--- EXERCISE ---
Begin with the first line and repeat exactly through the line containing "const valueTicks = [0, 10, 20, 30, 40, 50];"; leave every image out.

--- GIVEN DATA ---
[Start]
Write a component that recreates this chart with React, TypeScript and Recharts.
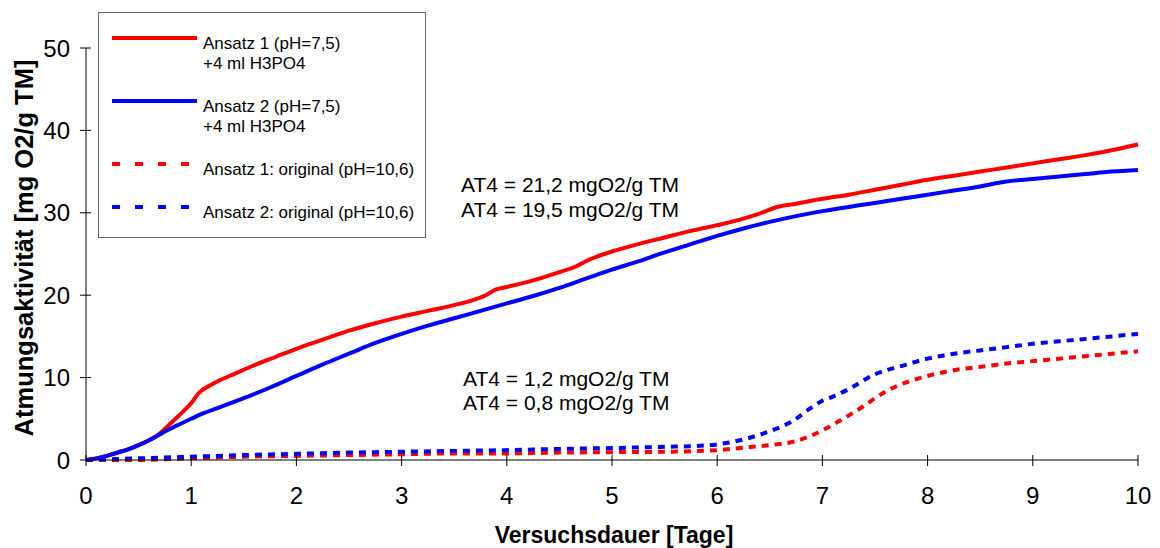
import { Line, LineChart, XAxis, YAxis } from "recharts";

const FONT = '"Liberation Sans", Arial, sans-serif';
const RED = "#ff0000";
const BLUE = "#0000ff";

// tick labels
const dayTicks = [0, 1, 2, 3, 4, 5, 6, 7, 8, 9, 10];
const valueTicks = [0, 10, 20, 30, 40, 50];

// Ansatz 1, pH 7,5 (+4 ml H3PO4)
const ansatz1Days = [
  0, 0.1, 0.2, 0.3, 0.4, 0.5, 0.6, 0.7, 0.8, 0.9, 1.0, 1.07, 1.2, 1.4, 1.6, 1.8, 2.0, 2.25, 2.5, 2.75,
  3.0, 3.25, 3.5, 3.7, 3.8, 3.9, 4.0, 4.25, 4.5, 4.62, 4.8, 5.0, 5.25, 5.5, 5.75, 6.0, 6.25, 6.4, 6.57,
  6.75, 7.0, 7.25, 7.5, 7.75, 8.0, 8.25, 8.5, 8.75, 9.0, 9.25, 9.5, 9.75, 10,
];
const ansatz1 = [
  0, 0.2, 0.5, 0.9, 1.3, 1.8, 2.4, 3.2, 4.4, 5.6, 6.9, 8.1, 9.2, 10.4, 11.5, 12.5, 13.5, 14.6, 15.7, 16.6,
  17.4, 18.1, 18.8, 19.5, 20.0, 20.7, 21.0, 21.8, 22.8, 23.3, 24.4, 25.3, 26.2, 27.0, 27.8, 28.5, 29.3, 29.9,
  30.7, 31.1, 31.7, 32.2, 32.8, 33.4, 34.0, 34.5, 35.0, 35.5, 36.0, 36.5, 37.0, 37.6, 38.3,
];

// Ansatz 2, pH 7,5 (+4 ml H3PO4)
const ansatz2Days = [
  0, 0.1, 0.2, 0.3, 0.4, 0.5, 0.6, 0.7, 0.8, 0.9, 1.0, 1.1, 1.25, 1.5, 1.75, 2.0, 2.25, 2.5, 2.75, 3.0,
  3.25, 3.5, 3.75, 4.0, 4.25, 4.5, 4.75, 5.0, 5.25, 5.5, 5.75, 6.0, 6.25, 6.5, 6.75, 7.0, 7.14, 7.25, 7.5,
  7.75, 8.0, 8.25, 8.5, 8.75, 9.0, 9.25, 9.5, 9.75, 10,
];
const ansatz2 = [
  0, 0.2, 0.5, 0.9, 1.3, 1.8, 2.4, 3.1, 3.8, 4.4, 5.0, 5.6, 6.3, 7.5, 8.8, 10.2, 11.6, 12.9, 14.2, 15.3,
  16.3, 17.2, 18.1, 19.0, 19.9, 20.9, 22.0, 23.1, 24.1, 25.2, 26.2, 27.2, 28.1, 28.9, 29.6, 30.2, 30.5, 30.7,
  31.2, 31.7, 32.2, 32.7, 33.2, 33.8, 34.1, 34.4, 34.7, 35.0, 35.2,
];

// Ansatz 1, original (pH 10,6)
const original1Days = [
  0, 0.25, 0.5, 0.75, 1.0, 1.5, 2.0, 2.5, 3.0, 3.5, 4.0, 4.5, 5.0, 5.5, 6.0, 6.25, 6.5, 6.75, 6.9, 7.0,
  7.1, 7.25, 7.4, 7.5, 7.6, 7.75, 8.0, 8.25, 8.5, 8.75, 9.0, 9.25, 9.5, 9.75, 10,
];
const original1 = [
  0, 0, 0, 0.1, 0.2, 0.4, 0.5, 0.6, 0.7, 0.8, 0.8, 0.9, 0.95, 1.0, 1.2, 1.5, 1.8, 2.3, 3.0, 3.6,
  4.3, 5.4, 6.6, 7.5, 8.3, 9.2, 10.2, 10.9, 11.3, 11.7, 12.0, 12.3, 12.6, 12.9, 13.2,
];

// Ansatz 2, original (pH 10,6)
const original2Days = [
  0, 0.5, 1.0, 1.5, 2.0, 2.5, 3.0, 3.5, 4.0, 4.5, 5.0, 5.5, 5.8, 6.0, 6.25, 6.5, 6.7, 6.9, 7.0, 7.1,
  7.25, 7.5, 7.75, 8.0, 8.25, 8.5, 8.75, 9.0, 9.25, 9.5, 9.75, 10,
];
const original2 = [
  0, 0.2, 0.4, 0.6, 0.75, 0.9, 1.0, 1.1, 1.2, 1.35, 1.45, 1.6, 1.7, 1.9, 2.5, 3.5, 4.6, 6.4, 7.2, 7.7,
  8.6, 10.4, 11.4, 12.3, 12.9, 13.3, 13.7, 14.1, 14.4, 14.7, 15.0, 15.3,
];

const toPoints = (days: number[], values: number[]) =>
  days.map((day, i) => ({ day, value: values[i] }));

const series = [
  { key: "a1", data: toPoints(ansatz1Days, ansatz1), color: RED, dash: undefined },
  { key: "a2", data: toPoints(ansatz2Days, ansatz2), color: BLUE, dash: undefined },
  { key: "o1", data: toPoints(original1Days, original1), color: RED, dash: "7 6" },
  { key: "o2", data: toPoints(original2Days, original2), color: BLUE, dash: "7 6" },
];

const legendItems = [
  { lines: ["Ansatz 1 (pH=7,5)", "+4 ml H3PO4"], color: RED, dash: undefined, y: 26 },
  { lines: ["Ansatz 2 (pH=7,5)", "+4 ml H3PO4"], color: BLUE, dash: undefined, y: 89 },
  { lines: ["Ansatz 1: original (pH=10,6)"], color: RED, dash: "8 15", y: 152 },
  { lines: ["Ansatz 2: original (pH=10,6)"], color: BLUE, dash: "8 15", y: 195 },
];

const annotations = [
  { text: "AT4 = 21,2 mgO2/g TM", x: 461, y: 192 },
  { text: "AT4 = 19,5 mgO2/g TM", x: 461, y: 217 },
  { text: "AT4 = 1,2 mgO2/g TM", x: 463, y: 386 },
  { text: "AT4 = 0,8 mgO2/g TM", x: 463, y: 410 },
];

function DayTick({ x, y, payload }: any) {
  return (
    <g>
      <line x1={x} x2={x} y1={y - 5} y2={y + 6} stroke="#000" strokeWidth={1} />
      <text x={x} y={y + 44} textAnchor="middle" fontSize={24} fontFamily={FONT} fill="#000">
        {payload.value}
      </text>
    </g>
  );
}

function ValueTick({ x, y, payload }: any) {
  return (
    <g>
      <line x1={x - 6} x2={x + 5} y1={y} y2={y} stroke="#000" strokeWidth={1} />
      <text x={x - 16} y={y + 8.5} textAnchor="end" fontSize={24} fontFamily={FONT} fill="#000">
        {payload.value}
      </text>
    </g>
  );
}

export default function App() {
  return (
    <div style={{ position: "absolute", left: 0, top: 0, width: 1160, height: 548, background: "#fff" }}>
      <LineChart width={1160} height={548} margin={{ top: 48, right: 22, bottom: 28, left: 30 }}>
        <XAxis
          type="number"
          dataKey="day"
          domain={[0, 10]}
          ticks={dayTicks}
          interval={0}
          height={60}
          tickSize={0}
          tickMargin={0}
          tickLine={false}
          axisLine={{ stroke: "#000", strokeWidth: 1 }}
          tick={DayTick}
          allowDuplicatedCategory={false}
        />
        <YAxis
          type="number"
          domain={[0, 50]}
          ticks={valueTicks}
          interval={0}
          width={56}
          tickSize={0}
          tickMargin={0}
          tickLine={false}
          axisLine={{ stroke: "#000", strokeWidth: 1 }}
          tick={ValueTick}
        />
        {series.map((s) => (
          <Line
            key={s.key}
            data={s.data}
            dataKey="value"
            type="monotone"
            stroke={s.color}
            strokeWidth={4}
            strokeDasharray={s.dash}
            dot={false}
            activeDot={false}
            isAnimationActive={false}
          />
        ))}
      </LineChart>

      <svg
        width={1160}
        height={548}
        style={{ position: "absolute", left: 0, top: 0, pointerEvents: "none" }}
        fontFamily={FONT}
      >
        {/* legend box */}
        <g transform="translate(98,12)">
          <rect x={0.5} y={0.5} width={327} height={225} fill="#fff" stroke="#666" strokeWidth={1} />
          {legendItems.map((item) => (
            <g key={item.lines[0]}>
              <line
                x1={14}
                x2={99}
                y1={item.y}
                y2={item.y}
                stroke={item.color}
                strokeWidth={4}
                strokeDasharray={item.dash}
              />
              {item.lines.map((t, i) => (
                <text key={t} x={105} y={item.y + 11 + i * 20} fontSize={17} fill="#000">
                  {t}
                </text>
              ))}
            </g>
          ))}
        </g>

        {annotations.map((a) => (
          <text key={a.text} x={a.x} y={a.y} fontSize={21} fill="#000">
            {a.text}
          </text>
        ))}

        <text x={614} y={543} textAnchor="middle" fontSize={23} fontWeight="bold" fill="#000">
          Versuchsdauer [Tage]
        </text>
        <text
          transform="translate(33,248) rotate(-90)"
          textAnchor="middle"
          fontSize={25.5}
          fontWeight="bold"
          fill="#000"
        >
          Atmungsaktivität [mg O2/g TM]
        </text>
      </svg>
    </div>
  );
}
[End]
--- CORRECT ANSWER ---
Write a component that recreates this chart with React, TypeScript and Recharts.
import { Line, LineChart, XAxis, YAxis } from "recharts";

const FONT = '"Liberation Sans", Arial, sans-serif';
const RED = "#ff0000";
const BLUE = "#0000ff";

// tick labels
const dayTicks = [0, 1, 2, 3, 4, 5, 6, 7, 8, 9, 10];
const valueTicks = [0, 10, 20, 30, 40, 50];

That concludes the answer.